*Material to process*:
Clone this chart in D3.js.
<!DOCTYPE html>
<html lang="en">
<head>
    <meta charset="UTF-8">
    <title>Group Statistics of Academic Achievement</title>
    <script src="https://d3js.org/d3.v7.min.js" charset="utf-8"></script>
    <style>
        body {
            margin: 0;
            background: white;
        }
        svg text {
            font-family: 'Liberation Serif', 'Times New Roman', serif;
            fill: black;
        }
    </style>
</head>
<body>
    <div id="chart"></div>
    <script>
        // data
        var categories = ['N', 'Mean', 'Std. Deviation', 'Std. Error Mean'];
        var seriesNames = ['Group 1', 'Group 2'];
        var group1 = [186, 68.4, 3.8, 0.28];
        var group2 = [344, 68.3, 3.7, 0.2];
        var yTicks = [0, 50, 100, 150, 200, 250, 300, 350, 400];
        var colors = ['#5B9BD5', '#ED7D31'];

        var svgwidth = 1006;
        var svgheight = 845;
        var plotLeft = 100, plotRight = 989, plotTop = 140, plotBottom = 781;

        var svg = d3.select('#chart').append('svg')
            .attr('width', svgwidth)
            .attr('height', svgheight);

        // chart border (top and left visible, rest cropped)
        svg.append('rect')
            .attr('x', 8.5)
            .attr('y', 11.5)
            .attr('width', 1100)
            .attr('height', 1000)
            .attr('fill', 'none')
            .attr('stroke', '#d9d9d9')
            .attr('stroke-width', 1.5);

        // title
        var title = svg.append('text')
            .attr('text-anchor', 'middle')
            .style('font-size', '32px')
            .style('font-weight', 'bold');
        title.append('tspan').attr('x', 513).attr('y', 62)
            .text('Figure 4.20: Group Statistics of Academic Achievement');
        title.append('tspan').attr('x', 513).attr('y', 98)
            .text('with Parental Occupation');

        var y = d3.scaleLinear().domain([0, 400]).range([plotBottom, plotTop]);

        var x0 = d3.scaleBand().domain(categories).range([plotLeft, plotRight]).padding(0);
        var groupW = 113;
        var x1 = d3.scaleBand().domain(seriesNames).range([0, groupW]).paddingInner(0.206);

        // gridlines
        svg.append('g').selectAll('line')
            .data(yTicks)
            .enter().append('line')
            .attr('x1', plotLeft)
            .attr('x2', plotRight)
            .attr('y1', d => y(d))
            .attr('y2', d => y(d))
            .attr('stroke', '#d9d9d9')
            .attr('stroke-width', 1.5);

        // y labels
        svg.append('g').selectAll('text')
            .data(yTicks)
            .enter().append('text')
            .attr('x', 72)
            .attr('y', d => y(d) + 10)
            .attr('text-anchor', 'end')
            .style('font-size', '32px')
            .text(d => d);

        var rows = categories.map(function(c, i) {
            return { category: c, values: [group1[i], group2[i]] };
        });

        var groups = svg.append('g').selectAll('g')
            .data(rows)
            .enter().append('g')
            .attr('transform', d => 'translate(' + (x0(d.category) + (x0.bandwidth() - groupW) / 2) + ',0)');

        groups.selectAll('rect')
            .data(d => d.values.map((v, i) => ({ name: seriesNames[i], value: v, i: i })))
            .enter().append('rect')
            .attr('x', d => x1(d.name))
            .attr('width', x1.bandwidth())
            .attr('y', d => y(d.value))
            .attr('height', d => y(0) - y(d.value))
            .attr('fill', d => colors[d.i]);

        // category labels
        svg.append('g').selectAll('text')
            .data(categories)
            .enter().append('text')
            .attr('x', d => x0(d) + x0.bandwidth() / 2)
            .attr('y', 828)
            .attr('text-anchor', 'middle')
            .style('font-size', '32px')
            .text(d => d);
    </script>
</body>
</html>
--
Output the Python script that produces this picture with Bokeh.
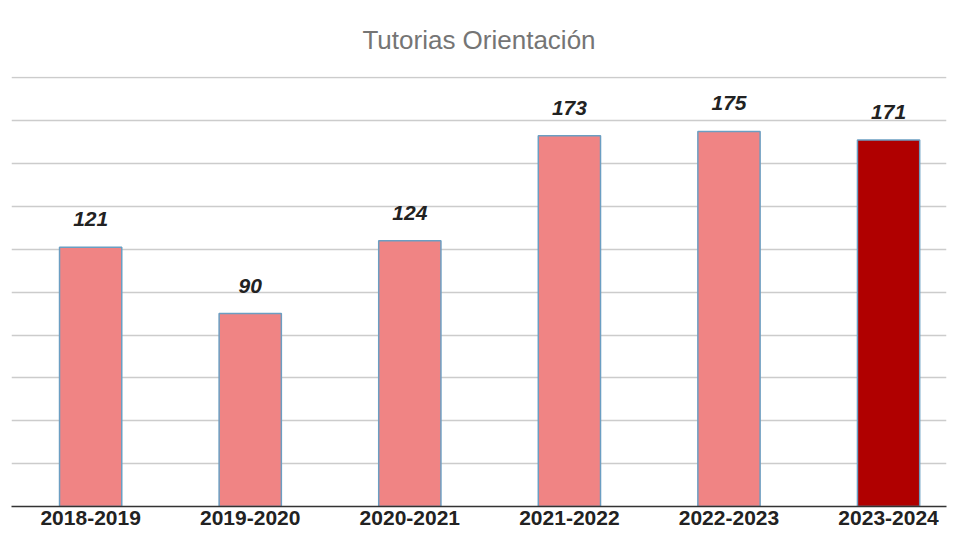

*Task brief*:
Copy every line from the entries that contains the word "chart".

*Task response*:
Clone this chart in D3.js.
    <div id="chart"></div>
        var svg = d3.select('#chart').append('svg')
        // chart border (top and left visible, rest cropped)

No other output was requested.